┌─ Data excerpts

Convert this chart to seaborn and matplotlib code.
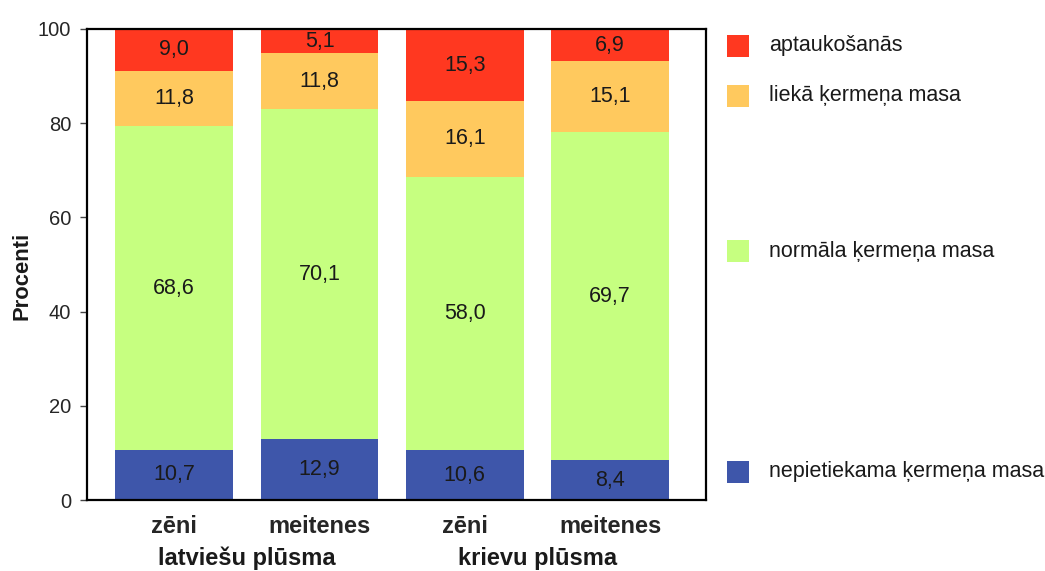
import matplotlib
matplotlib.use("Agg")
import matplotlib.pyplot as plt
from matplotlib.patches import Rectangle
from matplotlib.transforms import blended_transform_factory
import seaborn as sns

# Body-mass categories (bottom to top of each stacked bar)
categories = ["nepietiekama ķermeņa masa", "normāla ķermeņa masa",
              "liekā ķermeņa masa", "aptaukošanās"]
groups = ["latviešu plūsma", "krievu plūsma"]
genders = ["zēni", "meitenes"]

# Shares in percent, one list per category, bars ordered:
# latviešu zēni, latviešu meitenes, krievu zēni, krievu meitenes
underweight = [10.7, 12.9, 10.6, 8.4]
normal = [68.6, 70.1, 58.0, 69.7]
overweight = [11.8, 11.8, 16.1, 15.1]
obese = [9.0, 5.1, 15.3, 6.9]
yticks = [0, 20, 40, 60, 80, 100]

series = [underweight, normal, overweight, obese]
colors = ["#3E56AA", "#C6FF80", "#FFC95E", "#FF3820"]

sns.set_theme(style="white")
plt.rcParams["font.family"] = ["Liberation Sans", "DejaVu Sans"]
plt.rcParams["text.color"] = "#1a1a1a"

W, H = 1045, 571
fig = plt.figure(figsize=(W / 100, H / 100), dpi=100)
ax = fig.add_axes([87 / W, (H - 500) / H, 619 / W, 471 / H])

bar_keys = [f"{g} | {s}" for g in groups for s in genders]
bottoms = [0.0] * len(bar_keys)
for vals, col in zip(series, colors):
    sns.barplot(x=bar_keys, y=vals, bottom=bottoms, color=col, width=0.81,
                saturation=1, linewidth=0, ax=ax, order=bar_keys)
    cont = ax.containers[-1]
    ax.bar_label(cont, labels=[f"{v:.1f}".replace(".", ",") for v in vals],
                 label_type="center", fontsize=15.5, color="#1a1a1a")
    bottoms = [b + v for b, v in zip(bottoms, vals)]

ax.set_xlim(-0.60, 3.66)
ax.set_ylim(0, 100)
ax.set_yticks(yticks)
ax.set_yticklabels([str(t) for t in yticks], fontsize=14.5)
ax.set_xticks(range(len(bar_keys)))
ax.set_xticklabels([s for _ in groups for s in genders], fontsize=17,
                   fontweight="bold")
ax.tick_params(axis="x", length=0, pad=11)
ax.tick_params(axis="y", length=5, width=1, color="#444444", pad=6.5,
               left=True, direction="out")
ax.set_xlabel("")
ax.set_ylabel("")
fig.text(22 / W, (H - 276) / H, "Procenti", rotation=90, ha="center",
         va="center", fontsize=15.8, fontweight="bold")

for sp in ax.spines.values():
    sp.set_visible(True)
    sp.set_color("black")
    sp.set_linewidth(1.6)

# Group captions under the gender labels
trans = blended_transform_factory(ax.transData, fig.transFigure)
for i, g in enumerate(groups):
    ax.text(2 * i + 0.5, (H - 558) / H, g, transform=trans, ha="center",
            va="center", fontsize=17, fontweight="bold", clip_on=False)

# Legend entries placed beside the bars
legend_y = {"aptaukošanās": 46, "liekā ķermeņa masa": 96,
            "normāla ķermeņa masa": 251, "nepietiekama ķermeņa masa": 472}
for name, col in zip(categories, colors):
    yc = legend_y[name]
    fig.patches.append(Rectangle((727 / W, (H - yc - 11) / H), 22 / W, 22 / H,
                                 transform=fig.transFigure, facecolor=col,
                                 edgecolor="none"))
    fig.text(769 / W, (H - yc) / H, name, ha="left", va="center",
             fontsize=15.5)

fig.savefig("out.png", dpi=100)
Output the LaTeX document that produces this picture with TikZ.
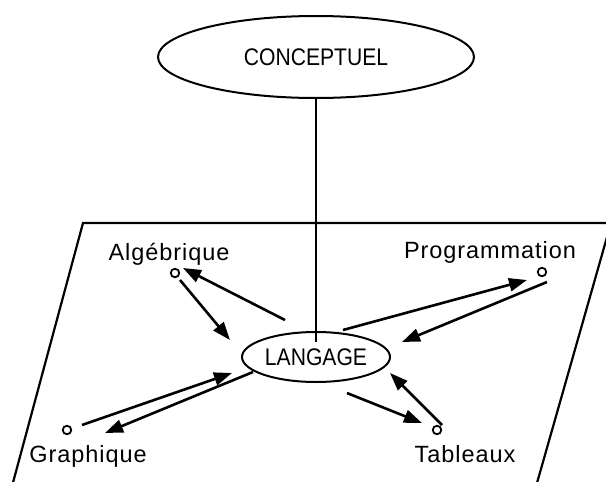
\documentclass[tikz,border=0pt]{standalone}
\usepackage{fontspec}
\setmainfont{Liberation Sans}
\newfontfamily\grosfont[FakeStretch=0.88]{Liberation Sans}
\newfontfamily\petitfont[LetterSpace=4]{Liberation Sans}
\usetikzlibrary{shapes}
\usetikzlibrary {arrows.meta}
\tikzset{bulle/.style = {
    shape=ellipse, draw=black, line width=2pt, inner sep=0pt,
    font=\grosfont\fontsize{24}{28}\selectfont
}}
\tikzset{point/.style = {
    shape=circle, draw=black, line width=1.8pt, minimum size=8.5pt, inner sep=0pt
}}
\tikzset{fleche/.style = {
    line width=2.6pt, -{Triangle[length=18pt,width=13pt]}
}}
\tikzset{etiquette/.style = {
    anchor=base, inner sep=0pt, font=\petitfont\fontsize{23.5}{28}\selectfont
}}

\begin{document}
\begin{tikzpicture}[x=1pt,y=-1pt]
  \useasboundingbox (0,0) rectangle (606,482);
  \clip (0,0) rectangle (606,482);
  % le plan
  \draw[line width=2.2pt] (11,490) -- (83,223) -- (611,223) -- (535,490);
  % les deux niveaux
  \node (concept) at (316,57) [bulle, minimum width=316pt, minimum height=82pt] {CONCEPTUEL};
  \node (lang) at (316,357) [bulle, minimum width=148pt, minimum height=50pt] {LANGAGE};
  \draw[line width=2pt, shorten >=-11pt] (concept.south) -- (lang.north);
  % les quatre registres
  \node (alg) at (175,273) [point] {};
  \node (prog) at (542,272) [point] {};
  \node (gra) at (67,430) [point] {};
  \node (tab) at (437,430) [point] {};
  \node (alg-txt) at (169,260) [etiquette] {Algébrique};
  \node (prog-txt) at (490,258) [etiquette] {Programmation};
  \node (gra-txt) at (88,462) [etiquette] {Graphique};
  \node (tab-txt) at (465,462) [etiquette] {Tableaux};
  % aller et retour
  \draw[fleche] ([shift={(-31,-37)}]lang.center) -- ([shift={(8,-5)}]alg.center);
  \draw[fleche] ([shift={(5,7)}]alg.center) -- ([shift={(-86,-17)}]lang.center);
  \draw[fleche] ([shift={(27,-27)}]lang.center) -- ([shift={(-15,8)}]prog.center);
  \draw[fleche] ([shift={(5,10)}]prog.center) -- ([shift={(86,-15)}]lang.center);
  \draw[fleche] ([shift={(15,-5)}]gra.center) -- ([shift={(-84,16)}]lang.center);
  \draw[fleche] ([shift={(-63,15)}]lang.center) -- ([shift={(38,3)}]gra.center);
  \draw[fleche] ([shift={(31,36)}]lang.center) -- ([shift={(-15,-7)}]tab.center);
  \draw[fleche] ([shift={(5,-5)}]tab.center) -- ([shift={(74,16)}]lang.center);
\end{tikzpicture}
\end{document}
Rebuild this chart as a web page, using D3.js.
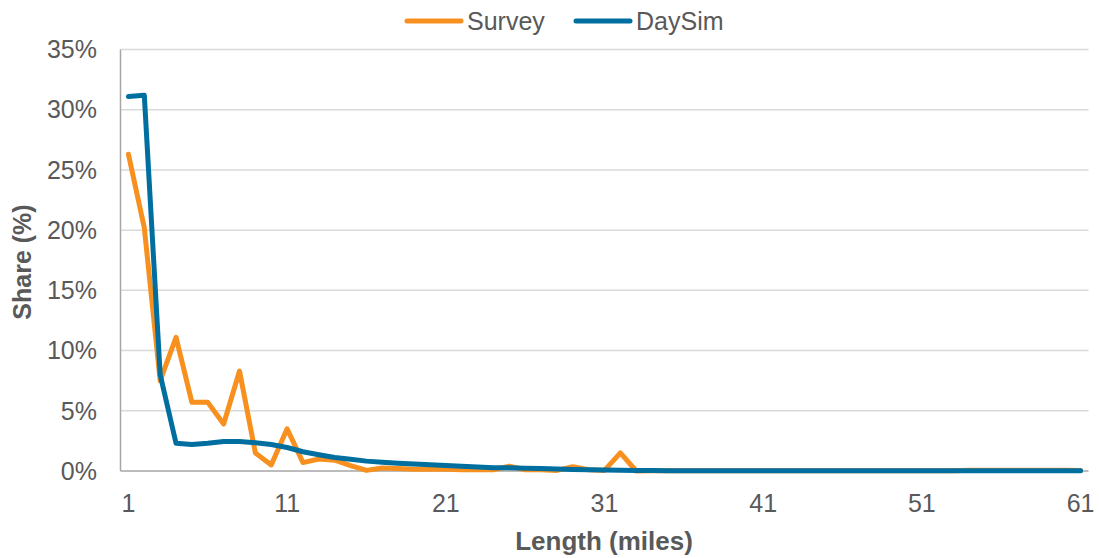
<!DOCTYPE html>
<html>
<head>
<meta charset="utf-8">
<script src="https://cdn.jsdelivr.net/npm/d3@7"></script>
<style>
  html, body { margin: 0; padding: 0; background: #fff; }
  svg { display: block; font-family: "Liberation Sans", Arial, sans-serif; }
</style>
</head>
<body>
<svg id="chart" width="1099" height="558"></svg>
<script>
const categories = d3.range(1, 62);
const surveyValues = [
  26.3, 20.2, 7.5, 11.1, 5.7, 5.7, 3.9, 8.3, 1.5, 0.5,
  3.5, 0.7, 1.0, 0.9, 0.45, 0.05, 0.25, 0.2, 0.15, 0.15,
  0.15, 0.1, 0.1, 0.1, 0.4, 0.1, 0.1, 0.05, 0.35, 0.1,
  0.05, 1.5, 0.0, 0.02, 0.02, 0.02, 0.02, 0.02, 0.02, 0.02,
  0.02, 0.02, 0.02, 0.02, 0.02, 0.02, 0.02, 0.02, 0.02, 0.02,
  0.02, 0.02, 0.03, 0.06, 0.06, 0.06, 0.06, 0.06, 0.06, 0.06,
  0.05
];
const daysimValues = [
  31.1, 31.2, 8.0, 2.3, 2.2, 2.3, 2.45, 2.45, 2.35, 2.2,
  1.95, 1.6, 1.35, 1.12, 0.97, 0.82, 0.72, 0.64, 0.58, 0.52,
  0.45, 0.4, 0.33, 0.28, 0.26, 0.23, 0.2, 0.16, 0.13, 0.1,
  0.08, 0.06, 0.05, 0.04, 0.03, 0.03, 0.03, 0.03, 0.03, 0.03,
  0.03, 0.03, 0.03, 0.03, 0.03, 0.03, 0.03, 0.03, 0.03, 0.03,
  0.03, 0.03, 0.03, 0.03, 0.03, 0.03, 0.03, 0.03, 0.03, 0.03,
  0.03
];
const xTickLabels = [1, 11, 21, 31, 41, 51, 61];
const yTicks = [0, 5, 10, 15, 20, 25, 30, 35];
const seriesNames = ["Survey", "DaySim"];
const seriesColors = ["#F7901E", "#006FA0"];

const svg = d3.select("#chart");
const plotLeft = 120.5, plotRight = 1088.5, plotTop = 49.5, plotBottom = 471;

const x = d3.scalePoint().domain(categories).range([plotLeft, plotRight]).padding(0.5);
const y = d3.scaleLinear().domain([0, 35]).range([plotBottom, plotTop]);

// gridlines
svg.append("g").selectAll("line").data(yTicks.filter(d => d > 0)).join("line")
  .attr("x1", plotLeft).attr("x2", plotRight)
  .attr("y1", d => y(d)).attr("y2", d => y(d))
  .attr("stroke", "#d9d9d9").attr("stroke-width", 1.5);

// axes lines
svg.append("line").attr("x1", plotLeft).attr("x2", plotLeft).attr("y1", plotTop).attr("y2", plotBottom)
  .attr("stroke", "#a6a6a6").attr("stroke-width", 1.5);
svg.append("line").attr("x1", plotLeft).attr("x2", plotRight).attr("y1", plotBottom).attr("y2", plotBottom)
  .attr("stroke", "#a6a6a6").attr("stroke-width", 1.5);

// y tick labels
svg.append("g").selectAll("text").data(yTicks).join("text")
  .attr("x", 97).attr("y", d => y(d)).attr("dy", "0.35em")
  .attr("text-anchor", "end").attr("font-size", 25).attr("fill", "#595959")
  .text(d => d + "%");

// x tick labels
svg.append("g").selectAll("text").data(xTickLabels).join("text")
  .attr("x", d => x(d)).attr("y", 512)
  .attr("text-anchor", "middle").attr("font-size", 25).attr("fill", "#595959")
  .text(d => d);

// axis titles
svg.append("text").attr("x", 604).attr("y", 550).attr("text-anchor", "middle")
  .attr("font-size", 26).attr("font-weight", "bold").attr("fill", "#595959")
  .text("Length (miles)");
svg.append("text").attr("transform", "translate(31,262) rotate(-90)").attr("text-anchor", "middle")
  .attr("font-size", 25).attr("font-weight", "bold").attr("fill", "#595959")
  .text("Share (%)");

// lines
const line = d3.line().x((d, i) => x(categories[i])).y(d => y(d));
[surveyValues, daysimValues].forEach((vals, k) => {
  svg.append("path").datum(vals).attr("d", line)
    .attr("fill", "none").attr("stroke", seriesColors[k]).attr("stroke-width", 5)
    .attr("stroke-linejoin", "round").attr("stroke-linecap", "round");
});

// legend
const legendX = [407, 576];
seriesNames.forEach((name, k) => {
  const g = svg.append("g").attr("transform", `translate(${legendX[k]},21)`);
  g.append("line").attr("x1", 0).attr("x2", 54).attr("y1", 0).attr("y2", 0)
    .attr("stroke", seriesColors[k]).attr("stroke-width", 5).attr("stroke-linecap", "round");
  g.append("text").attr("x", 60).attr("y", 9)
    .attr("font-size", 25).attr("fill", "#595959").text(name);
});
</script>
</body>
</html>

└─

Task brief:
Starting with the first line of the data above and ending with the line containing "ax = fig.add_axes([87", please restate every line exactly, leaving images out.

Full answer:
Convert this chart to seaborn and matplotlib code.
import matplotlib
matplotlib.use("Agg")
import matplotlib.pyplot as plt
from matplotlib.patches import Rectangle
from matplotlib.transforms import blended_transform_factory
import seaborn as sns

# Body-mass categories (bottom to top of each stacked bar)
categories = ["nepietiekama ķermeņa masa", "normāla ķermeņa masa",
              "liekā ķermeņa masa", "aptaukošanās"]
groups = ["latviešu plūsma", "krievu plūsma"]
genders = ["zēni", "meitenes"]

# Shares in percent, one list per category, bars ordered:
# latviešu zēni, latviešu meitenes, krievu zēni, krievu meitenes
underweight = [10.7, 12.9, 10.6, 8.4]
normal = [68.6, 70.1, 58.0, 69.7]
overweight = [11.8, 11.8, 16.1, 15.1]
obese = [9.0, 5.1, 15.3, 6.9]
yticks = [0, 20, 40, 60, 80, 100]

series = [underweight, normal, overweight, obese]
colors = ["#3E56AA", "#C6FF80", "#FFC95E", "#FF3820"]

sns.set_theme(style="white")
plt.rcParams["font.family"] = ["Liberation Sans", "DejaVu Sans"]
plt.rcParams["text.color"] = "#1a1a1a"

W, H = 1045, 571
fig = plt.figure(figsize=(W / 100, H / 100), dpi=100)
ax = fig.add_axes([87 / W, (H - 500) / H, 619 / W, 471 / H])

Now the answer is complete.